Anomaly detection in predictive maintenance identifies unusual patterns in equipment behavior that may indicate potential failures. It works by analyzing sensor data (like temperature, vibration, or pressure) to establish a baseline of normal operation and flag deviations from it. This process typically involves three steps: data collection, model training to recognize normal patterns, and real-time monitoring to detect anomalies. For example, a motor’s vibration sensor might send data to a system that learns typical vibration ranges during stable operation. If the sensor reports values outside this range, the system raises an alert for further inspection or maintenance.

Common techniques include statistical methods, machine learning models, and hybrid approaches. Statistical methods like z-score analysis or moving averages set thresholds based on historical data. Machine learning models, such as autoencoders or isolation forests, automatically learn complex patterns without manual threshold setting. For instance, an autoencoder neural network can be trained to reconstruct normal sensor readings; if the reconstruction error spikes, it signals an anomaly. Isolation forests, another unsupervised method, isolate data points by randomly splitting features, making anomalies easier to detect due to their sparse distribution. Hybrid approaches combine rules (e.g., “temperature exceeding 100°C is critical”) with ML models to reduce false positives. These methods are often deployed in pipelines that preprocess data (normalize, remove noise) before analysis.

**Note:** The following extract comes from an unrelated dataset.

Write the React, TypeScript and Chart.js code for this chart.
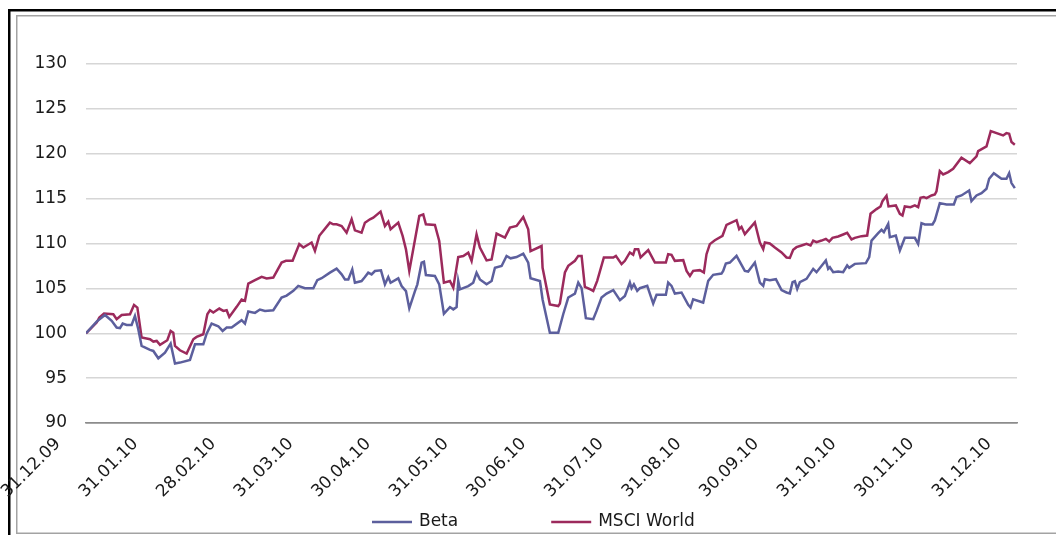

Key challenges include handling noisy data, minimizing false alarms, and adapting to changing conditions. For example, a sensor malfunction might produce outliers mistaken for anomalies, requiring data validation steps. To address concept drift (e.g., seasonal temperature changes), models may need periodic retraining. Edge computing is sometimes used to run lightweight anomaly detection locally on devices, reducing latency for time-sensitive systems like industrial robots. Developers must also balance detection sensitivity—overly strict thresholds trigger unnecessary maintenance, while lax ones miss issues. Tools like Apache Kafka for data streaming and libraries like scikit-learn or PyTorch for model implementation are often part of the technical stack. By integrating these components, anomaly detection enables proactive maintenance, reducing downtime and costs.